The non-GAAP financial measures are not defined under U.S. GAAP and are not presented in accordance with U.S. GAAP. The non-GAAP financial measures have limitations as analytical tools. The Company’s non-GAAP financial measures do not reflect all items of income and expense that affect the Company’s operations and do not represent the residual cash flow available for discretionary expenditures. Further, these non-GAAP measures may differ from the non-GAAP information used by other companies, including peer companies, and therefore their comparability may be limited. The Company compensates for these limitations by reconciling the non-GAAP financial measures to the nearest U.S. GAAP performance measure, all of which should be considered when evaluating performance. The Company encourages you to review the Company’s financial information in its entirety and not rely on a single financial measure.

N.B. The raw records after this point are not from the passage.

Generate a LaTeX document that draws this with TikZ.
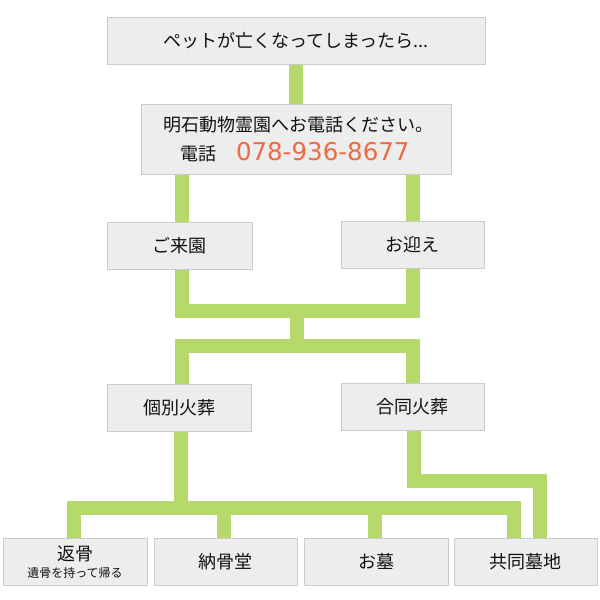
\documentclass[tikz,border=0pt]{standalone}
\usepackage{fontspec}
\newfontfamily\jp{Noto Sans CJK JP}
\newfontfamily\numfont{DejaVu Sans}
\usetikzlibrary{backgrounds}
\definecolor{conncol}{HTML}{B6D96C}
\definecolor{boxfill}{HTML}{EDEDED}
\definecolor{boxline}{HTML}{CCCCCC}
\definecolor{phonecol}{HTML}{EE6A45}
\definecolor{txtcol}{HTML}{111111}
\begin{document}
\begin{tikzpicture}[x=1pt,y=-1pt,
  box/.style={draw=boxline, fill=boxfill, line width=1pt, minimum width=144pt,
    minimum height=47pt, inner sep=0pt, outer sep=0pt, text=txtcol,
    font=\jp\fontsize{18}{20}\selectfont},
  lbl/.style={inner sep=0pt, outer sep=0pt, text=txtcol, font=\jp\fontsize{18}{20}\selectfont},
  small/.style={inner sep=0pt, outer sep=0pt, text=txtcol, font=\jp\fontsize{12}{14}\selectfont},
  link/.style={draw=conncol, line width=14pt}]
\useasboundingbox (0,0) rectangle (600,600);

% boxes
\node[box, minimum width=378pt] (top) at (296,40.5) {ペットが亡くなってしまったら...};
\node[box, minimum width=310pt, minimum height=70pt] (phone) at (296,139) {};
\node[lbl] (line1) at (298,124.5) {明石動物霊園へお電話ください。};
\node[lbl] (tel) at (198.5,153.5) {電話};
\node[lbl, anchor=west, text=phonecol, font=\numfont\fontsize{24.5}{26}\selectfont] (num) at (236,151.5) {078-936-8677};

\node[box, minimum width=145pt] (raien) at (179.5,245.5) {ご来園};
\node[box, minimum width=143pt] (mukae) at (412.5,244.5) {お迎え};
\node[box] (kobetsu) at (179,407.5) {個別火葬};
\node[box, minimum width=143pt] (goudou) at (412.5,406.5) {合同火葬};

\node[box] (henkotsu) at (75,561.5) {};
\node[lbl] (hen1) at (75,554) {返骨};
\node[small] (hen2) at (75,573) {遺骨を持って帰る};
\node[box, minimum width=143pt] (noukotsu) at (225.5,561.5) {納骨堂};
\node[box] (ohaka) at (376,561.5) {お墓};
\node[box, minimum width=143pt] (kyoudou) at (525.5,561.5) {共同墓地};

% connector guide points
\coordinate (cL) at (182,0);
\coordinate (cR) at (413,0);
\coordinate (m1) at (297,310.5);
\coordinate (m2) at (297,346);
\coordinate (m3) at (181,508);
\coordinate (m4) at (414,481);
\coordinate (b1) at (74,0);
\coordinate (b2) at (224,0);
\coordinate (b3) at (375,0);
\coordinate (b4) at (514,0);
\coordinate (g2) at (540,0);

\begin{scope}[on background layer]
\draw[link] (top.south) -- (phone.north);
\draw[link] (phone.south -| cL) -- (raien.north -| cL);
\draw[link] (phone.south -| cR) -- (mukae.north -| cR);
\draw[link] (raien.south -| cL) |- (m1) -| (mukae.south -| cR);
\draw[link] (m1) -- (m2);
\draw[link] (kobetsu.north -| cL) |- (m2) -| (goudou.north -| cR);
\draw[link] (kobetsu.south -| m3) -- (m3);
\draw[link] (henkotsu.north -| b1) |- (m3) -| (kyoudou.north -| b4);
\draw[link] (noukotsu.north -| b2) -- (b2 |- m3);
\draw[link] (ohaka.north -| b3) -- (b3 |- m3);
\draw[link] (goudou.south -| m4) -- (m4) -| (kyoudou.north -| g2);
\end{scope}
\end{tikzpicture}
\end{document}
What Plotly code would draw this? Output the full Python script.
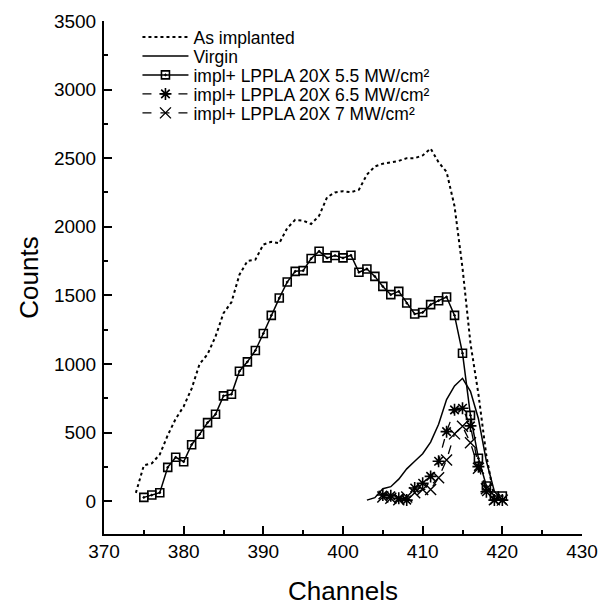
import plotly.graph_objects as go

# ---- data ----
ch_implanted = list(range(374, 421))
cnt_implanted = [60, 260, 275, 340, 480, 600, 690, 820, 1000, 1070, 1200, 1370, 1450,
                 1650, 1750, 1760, 1870, 1890, 1880, 1990, 2050, 2045, 2020, 2080, 2215,
                 2250, 2259, 2252, 2270, 2380, 2440, 2460, 2470, 2480, 2500, 2500, 2520,
                 2570, 2470, 2400, 2150, 1700, 1150, 780, 330, 20, 10]

ch_virgin = list(range(403, 421))
cnt_virgin = [7, 25, 90, 105, 160, 235, 290, 345, 430, 560, 740, 840, 895, 800, 600, 290, 70, 7]

ch_55 = list(range(375, 421))
cnt_55 = [27, 44, 61, 246, 319, 287, 411, 487, 572, 633, 767, 779, 947, 1015, 1098, 1222,
          1354, 1480, 1597, 1675, 1680, 1768, 1821, 1773, 1790, 1773, 1792, 1668, 1692,
          1638, 1565, 1505, 1529, 1444, 1364, 1375, 1432, 1461, 1488, 1354, 1078, 625,
          312, 110, 37, 37]

ch_65 = list(range(405, 421))
cnt_65 = [44, 39, 20, 7, 95, 130, 180, 290, 506, 665, 677, 548, 251, 68, 7, 7]

ch_7 = list(range(405, 421))
cnt_7 = [30, 20, 10, 30, 60, 85, 85, 170, 300, 490, 545, 425, 240, 90, 10, 7]

names = ["As implanted", "Virgin", "impl+ LPPLA 20X 5.5 MW/cm²",
         "impl+ LPPLA 20X 6.5 MW/cm²", "impl+ LPPLA 20X 7 MW/cm²"]

x_ticks = [370, 380, 390, 400, 410, 420, 430]
y_ticks = [0, 500, 1000, 1500, 2000, 2500, 3000, 3500]

FONT = "Liberation Sans, Arial, sans-serif"
legend_ids = ["legend", "legend2", "legend3", "legend4", "legend5"]

fig = go.Figure()
fig.add_trace(go.Scatter(x=ch_implanted, y=cnt_implanted, mode="lines", name=names[0],
                         legend=legend_ids[0],
                         line=dict(color="black", width=2, dash="dot")))
fig.add_trace(go.Scatter(x=ch_virgin, y=cnt_virgin, mode="lines", name=names[1],
                         legend=legend_ids[1],
                         line=dict(color="black", width=1.5)))
fig.add_trace(go.Scatter(x=ch_55, y=cnt_55, mode="lines+markers", name=names[2],
                         legend=legend_ids[2],
                         line=dict(color="black", width=1.5),
                         marker=dict(symbol="square-open-dot", size=8, color="black",
                                     line=dict(width=1.6, color="black"))))
fig.add_trace(go.Scatter(x=ch_65, y=cnt_65, mode="lines+markers", name=names[3],
                         legend=legend_ids[3],
                         line=dict(color="black", width=1.3, dash="dash"),
                         marker=dict(symbol="asterisk-open", size=10, color="black",
                                     line=dict(width=1.6, color="black"))))
fig.add_trace(go.Scatter(x=ch_7, y=cnt_7, mode="lines+markers", name=names[4],
                         legend=legend_ids[4],
                         line=dict(color="black", width=1.3, dash="dash"),
                         marker=dict(symbol="x-thin-open", size=11, color="black",
                                     line=dict(width=1.4, color="black"))))

# page has an 8px body margin; figure is sized to fit the 608x606 window
PLOT_TOP, PLOT_H = 13, 513
row_px = [29, 48, 67, 86, 105]
legends = {}
for lid, py in zip(legend_ids, row_px):
    legends[lid] = dict(x=0.07, y=1 - (py - PLOT_TOP) / PLOT_H, xanchor="left", yanchor="middle",
                        font=dict(size=17.5, family=FONT), bgcolor="rgba(0,0,0,0)",
                        itemwidth=46, borderwidth=0)

fig.update_layout(
    width=600, height=598,
    margin=dict(l=96, r=26, t=13, b=72, autoexpand=False),
    paper_bgcolor="white", plot_bgcolor="white",
    font=dict(family=FONT, color="black"),
    showlegend=True,
    **legends,
    xaxis=dict(range=[370, 430], tickvals=x_ticks, showgrid=False, zeroline=False,
               showline=True, linecolor="black", linewidth=2, automargin=False,
               ticks="inside", ticklen=8, tickwidth=1.5, tickcolor="black",
               minor=dict(dtick=5, ticks="inside", ticklen=4, tickwidth=1.5, tickcolor="black"),
               ticklabelstandoff=-1,
               tickfont=dict(size=19), title=dict(text="Channels", font=dict(size=26), standoff=26)),
    yaxis=dict(range=[-240, 3500], tickvals=y_ticks, showgrid=False, zeroline=False,
               showline=True, linecolor="black", linewidth=2, automargin=False,
               ticks="inside", ticklen=8, tickwidth=1.5, tickcolor="black",
               minor=dict(dtick=250, tick0=0, ticks="inside", ticklen=4, tickwidth=1.5, tickcolor="black"),
               ticklabelstandoff=2,
               tickfont=dict(size=19), title=dict(text="Counts", font=dict(size=26), standoff=8)),
)

fig.write_html("out.html")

For more information on the non-GAAP financial measures, please see the table captioned “Reconciliation of Non-GAAP Measures to the Most Directly Comparable GAAP Measures” set forth at the end of this press release.

Exchange Rate Information

This announcement contains translations of certain RMB amounts into U.S. dollars (“US$”) at specified rates solely for the convenience of the reader. Other than proceeds from the issuance of Series B-1 convertible redeemable preferred shares, IPO and the concurrent private placement stated, all translations from RMB to US$ were made at the rate of RMB 6.9618 to US$1.00, the exchange rate on December 31, 2019 set forth in the H.10 statistical release of the Federal Reserve Board. The Company makes no representation that the RMB or US$ amounts referred could be converted into US$ or RMB, as the case may be, at any particular rate or at all.